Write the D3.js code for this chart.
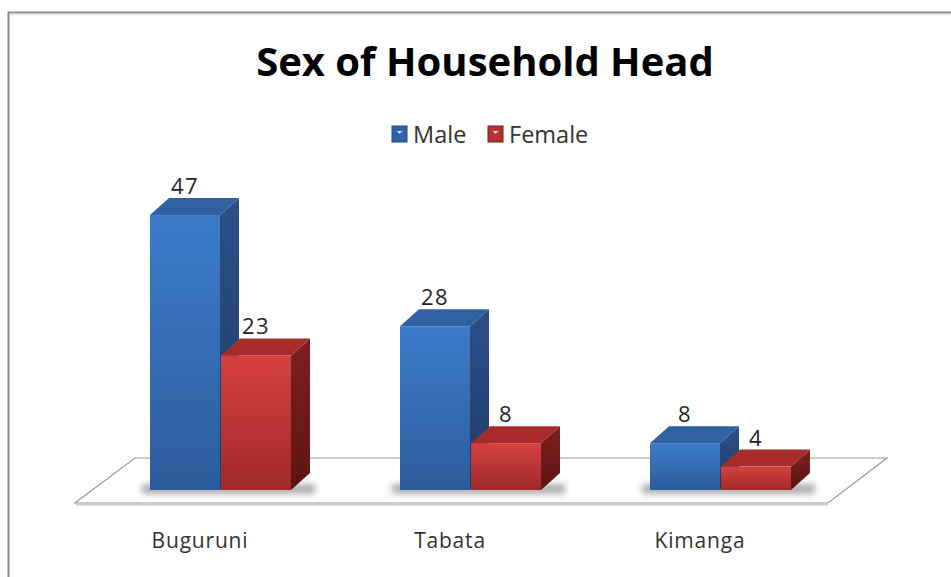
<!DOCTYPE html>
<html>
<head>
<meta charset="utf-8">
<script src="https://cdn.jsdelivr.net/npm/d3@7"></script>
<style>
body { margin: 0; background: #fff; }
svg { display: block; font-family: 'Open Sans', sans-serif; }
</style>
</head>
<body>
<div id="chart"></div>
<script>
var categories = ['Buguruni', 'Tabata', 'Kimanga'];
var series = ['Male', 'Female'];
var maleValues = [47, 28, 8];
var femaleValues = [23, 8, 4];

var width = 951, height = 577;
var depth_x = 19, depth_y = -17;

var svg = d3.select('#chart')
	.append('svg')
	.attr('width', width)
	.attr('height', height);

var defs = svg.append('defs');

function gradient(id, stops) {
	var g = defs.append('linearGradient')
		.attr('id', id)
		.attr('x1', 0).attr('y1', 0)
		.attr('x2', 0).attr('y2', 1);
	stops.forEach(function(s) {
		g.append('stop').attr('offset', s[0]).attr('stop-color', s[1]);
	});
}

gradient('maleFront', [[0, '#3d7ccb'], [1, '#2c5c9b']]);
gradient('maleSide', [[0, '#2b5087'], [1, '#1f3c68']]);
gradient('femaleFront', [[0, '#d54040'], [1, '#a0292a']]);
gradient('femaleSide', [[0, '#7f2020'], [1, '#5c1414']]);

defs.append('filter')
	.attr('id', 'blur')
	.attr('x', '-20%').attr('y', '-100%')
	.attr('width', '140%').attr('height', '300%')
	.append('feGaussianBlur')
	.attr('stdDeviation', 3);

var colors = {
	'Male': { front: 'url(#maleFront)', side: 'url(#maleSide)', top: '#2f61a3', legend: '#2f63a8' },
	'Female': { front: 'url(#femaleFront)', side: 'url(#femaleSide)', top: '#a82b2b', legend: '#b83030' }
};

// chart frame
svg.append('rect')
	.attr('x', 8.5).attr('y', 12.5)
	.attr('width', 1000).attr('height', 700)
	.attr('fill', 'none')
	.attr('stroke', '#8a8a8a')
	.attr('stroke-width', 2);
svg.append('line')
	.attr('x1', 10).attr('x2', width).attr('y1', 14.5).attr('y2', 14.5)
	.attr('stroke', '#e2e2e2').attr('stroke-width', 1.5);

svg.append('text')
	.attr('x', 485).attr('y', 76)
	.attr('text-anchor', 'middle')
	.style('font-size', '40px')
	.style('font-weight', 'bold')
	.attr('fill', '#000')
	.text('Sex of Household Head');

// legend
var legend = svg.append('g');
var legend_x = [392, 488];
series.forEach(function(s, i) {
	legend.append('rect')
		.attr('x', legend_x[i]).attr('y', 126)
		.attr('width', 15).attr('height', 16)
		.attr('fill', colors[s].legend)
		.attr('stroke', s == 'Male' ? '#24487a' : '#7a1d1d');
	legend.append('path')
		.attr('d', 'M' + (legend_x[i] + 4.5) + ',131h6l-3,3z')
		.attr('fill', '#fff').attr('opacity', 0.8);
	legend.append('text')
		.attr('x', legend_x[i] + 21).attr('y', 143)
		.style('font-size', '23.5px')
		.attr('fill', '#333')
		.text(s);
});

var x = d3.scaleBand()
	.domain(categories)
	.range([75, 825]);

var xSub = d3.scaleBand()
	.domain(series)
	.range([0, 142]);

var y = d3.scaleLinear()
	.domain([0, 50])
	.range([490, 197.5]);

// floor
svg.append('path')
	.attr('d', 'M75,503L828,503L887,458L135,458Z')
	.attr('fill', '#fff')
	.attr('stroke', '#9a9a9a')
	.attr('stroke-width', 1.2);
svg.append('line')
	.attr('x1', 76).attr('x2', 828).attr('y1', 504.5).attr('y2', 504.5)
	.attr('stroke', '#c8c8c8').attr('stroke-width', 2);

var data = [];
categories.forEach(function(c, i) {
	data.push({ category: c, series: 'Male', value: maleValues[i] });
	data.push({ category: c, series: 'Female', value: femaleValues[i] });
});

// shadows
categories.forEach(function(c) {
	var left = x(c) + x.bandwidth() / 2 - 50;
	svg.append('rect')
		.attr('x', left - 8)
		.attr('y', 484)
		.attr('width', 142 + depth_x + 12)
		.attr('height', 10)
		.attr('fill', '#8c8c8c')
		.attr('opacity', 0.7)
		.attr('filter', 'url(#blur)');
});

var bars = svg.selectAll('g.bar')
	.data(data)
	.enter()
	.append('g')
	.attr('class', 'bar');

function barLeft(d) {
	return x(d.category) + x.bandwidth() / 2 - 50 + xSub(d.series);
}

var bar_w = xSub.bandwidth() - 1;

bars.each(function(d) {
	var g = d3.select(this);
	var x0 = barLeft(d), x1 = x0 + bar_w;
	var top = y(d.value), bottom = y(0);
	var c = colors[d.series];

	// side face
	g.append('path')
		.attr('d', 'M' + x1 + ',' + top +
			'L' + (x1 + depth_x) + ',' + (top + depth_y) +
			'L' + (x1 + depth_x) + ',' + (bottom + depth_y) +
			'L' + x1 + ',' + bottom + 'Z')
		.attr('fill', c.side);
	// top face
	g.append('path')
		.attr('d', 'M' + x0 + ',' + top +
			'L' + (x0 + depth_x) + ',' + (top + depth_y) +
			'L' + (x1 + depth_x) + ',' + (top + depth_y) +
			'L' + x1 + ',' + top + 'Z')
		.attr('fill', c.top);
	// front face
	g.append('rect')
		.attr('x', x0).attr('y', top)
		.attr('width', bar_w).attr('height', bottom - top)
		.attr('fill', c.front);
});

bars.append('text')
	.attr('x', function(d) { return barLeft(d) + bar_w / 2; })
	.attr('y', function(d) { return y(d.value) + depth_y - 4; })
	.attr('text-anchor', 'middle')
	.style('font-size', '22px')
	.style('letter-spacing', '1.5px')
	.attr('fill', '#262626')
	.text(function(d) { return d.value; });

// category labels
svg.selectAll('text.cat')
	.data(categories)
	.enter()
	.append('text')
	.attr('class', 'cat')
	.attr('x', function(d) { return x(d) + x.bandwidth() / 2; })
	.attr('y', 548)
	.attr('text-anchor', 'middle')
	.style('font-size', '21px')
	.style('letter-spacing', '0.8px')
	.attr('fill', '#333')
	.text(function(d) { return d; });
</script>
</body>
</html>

## Exercise objective
Keep the pictures out of the copy and return the rest of the data above exactly.

## The result
Write the D3.js code for this chart.
<!DOCTYPE html>
<html>
<head>
<meta charset="utf-8">
<script src="https://cdn.jsdelivr.net/npm/d3@7"></script>
<style>
body { margin: 0; background: #fff; }
svg { display: block; font-family: 'Open Sans', sans-serif; }
</style>
</head>
<body>
<div id="chart"></div>
<script>
var categories = ['Buguruni', 'Tabata', 'Kimanga'];
var series = ['Male', 'Female'];
var maleValues = [47, 28, 8];
var femaleValues = [23, 8, 4];

var width = 951, height = 577;
var depth_x = 19, depth_y = -17;

var svg = d3.select('#chart')
	.append('svg')
	.attr('width', width)
	.attr('height', height);

var defs = svg.append('defs');

function gradient(id, stops) {
	var g = defs.append('linearGradient')
		.attr('id', id)
		.attr('x1', 0).attr('y1', 0)
		.attr('x2', 0).attr('y2', 1);
	stops.forEach(function(s) {
		g.append('stop').attr('offset', s[0]).attr('stop-color', s[1]);
	});
}

gradient('maleFront', [[0, '#3d7ccb'], [1, '#2c5c9b']]);
gradient('maleSide', [[0, '#2b5087'], [1, '#1f3c68']]);
gradient('femaleFront', [[0, '#d54040'], [1, '#a0292a']]);
gradient('femaleSide', [[0, '#7f2020'], [1, '#5c1414']]);

defs.append('filter')
	.attr('id', 'blur')
	.attr('x', '-20%').attr('y', '-100%')
	.attr('width', '140%').attr('height', '300%')
	.append('feGaussianBlur')
	.attr('stdDeviation', 3);

var colors = {
	'Male': { front: 'url(#maleFront)', side: 'url(#maleSide)', top: '#2f61a3', legend: '#2f63a8' },
	'Female': { front: 'url(#femaleFront)', side: 'url(#femaleSide)', top: '#a82b2b', legend: '#b83030' }
};

// chart frame
svg.append('rect')
	.attr('x', 8.5).attr('y', 12.5)
	.attr('width', 1000).attr('height', 700)
	.attr('fill', 'none')
	.attr('stroke', '#8a8a8a')
	.attr('stroke-width', 2);
svg.append('line')
	.attr('x1', 10).attr('x2', width).attr('y1', 14.5).attr('y2', 14.5)
	.attr('stroke', '#e2e2e2').attr('stroke-width', 1.5);

svg.append('text')
	.attr('x', 485).attr('y', 76)
	.attr('text-anchor', 'middle')
	.style('font-size', '40px')
	.style('font-weight', 'bold')
	.attr('fill', '#000')
	.text('Sex of Household Head');

// legend
var legend = svg.append('g');
var legend_x = [392, 488];
series.forEach(function(s, i) {
	legend.append('rect')
		.attr('x', legend_x[i]).attr('y', 126)
		.attr('width', 15).attr('height', 16)
		.attr('fill', colors[s].legend)
		.attr('stroke', s == 'Male' ? '#24487a' : '#7a1d1d');
	legend.append('path')
		.attr('d', 'M' + (legend_x[i] + 4.5) + ',131h6l-3,3z')
		.attr('fill', '#fff').attr('opacity', 0.8);
	legend.append('text')
		.attr('x', legend_x[i] + 21).attr('y', 143)
		.style('font-size', '23.5px')
		.attr('fill', '#333')
		.text(s);
});

var x = d3.scaleBand()
	.domain(categories)
	.range([75, 825]);

var xSub = d3.scaleBand()
	.domain(series)
	.range([0, 142]);

var y = d3.scaleLinear()
	.domain([0, 50])
	.range([490, 197.5]);

// floor
svg.append('path')
	.attr('d', 'M75,503L828,503L887,458L135,458Z')
	.attr('fill', '#fff')
	.attr('stroke', '#9a9a9a')
	.attr('stroke-width', 1.2);
svg.append('line')
	.attr('x1', 76).attr('x2', 828).attr('y1', 504.5).attr('y2', 504.5)
	.attr('stroke', '#c8c8c8').attr('stroke-width', 2);

var data = [];
categories.forEach(function(c, i) {
	data.push({ category: c, series: 'Male', value: maleValues[i] });
	data.push({ category: c, series: 'Female', value: femaleValues[i] });
});

// shadows
categories.forEach(function(c) {
	var left = x(c) + x.bandwidth() / 2 - 50;
	svg.append('rect')
		.attr('x', left - 8)
		.attr('y', 484)
		.attr('width', 142 + depth_x + 12)
		.attr('height', 10)
		.attr('fill', '#8c8c8c')
		.attr('opacity', 0.7)
		.attr('filter', 'url(#blur)');
});

var bars = svg.selectAll('g.bar')
	.data(data)
	.enter()
	.append('g')
	.attr('class', 'bar');

function barLeft(d) {
	return x(d.category) + x.bandwidth() / 2 - 50 + xSub(d.series);
}

var bar_w = xSub.bandwidth() - 1;

bars.each(function(d) {
	var g = d3.select(this);
	var x0 = barLeft(d), x1 = x0 + bar_w;
	var top = y(d.value), bottom = y(0);
	var c = colors[d.series];

	// side face
	g.append('path')
		.attr('d', 'M' + x1 + ',' + top +
			'L' + (x1 + depth_x) + ',' + (top + depth_y) +
			'L' + (x1 + depth_x) + ',' + (bottom + depth_y) +
			'L' + x1 + ',' + bottom + 'Z')
		.attr('fill', c.side);
	// top face
	g.append('path')
		.attr('d', 'M' + x0 + ',' + top +
			'L' + (x0 + depth_x) + ',' + (top + depth_y) +
			'L' + (x1 + depth_x) + ',' + (top + depth_y) +
			'L' + x1 + ',' + top + 'Z')
		.attr('fill', c.top);
	// front face
	g.append('rect')
		.attr('x', x0).attr('y', top)
		.attr('width', bar_w).attr('height', bottom - top)
		.attr('fill', c.front);
});

bars.append('text')
	.attr('x', function(d) { return barLeft(d) + bar_w / 2; })
	.attr('y', function(d) { return y(d.value) + depth_y - 4; })
	.attr('text-anchor', 'middle')
	.style('font-size', '22px')
	.style('letter-spacing', '1.5px')
	.attr('fill', '#262626')
	.text(function(d) { return d.value; });

// category labels
svg.selectAll('text.cat')
	.data(categories)
	.enter()
	.append('text')
	.attr('class', 'cat')
	.attr('x', function(d) { return x(d) + x.bandwidth() / 2; })
	.attr('y', 548)
	.attr('text-anchor', 'middle')
	.style('font-size', '21px')
	.style('letter-spacing', '0.8px')
	.attr('fill', '#333')
	.text(function(d) { return d; });
</script>
</body>
</html>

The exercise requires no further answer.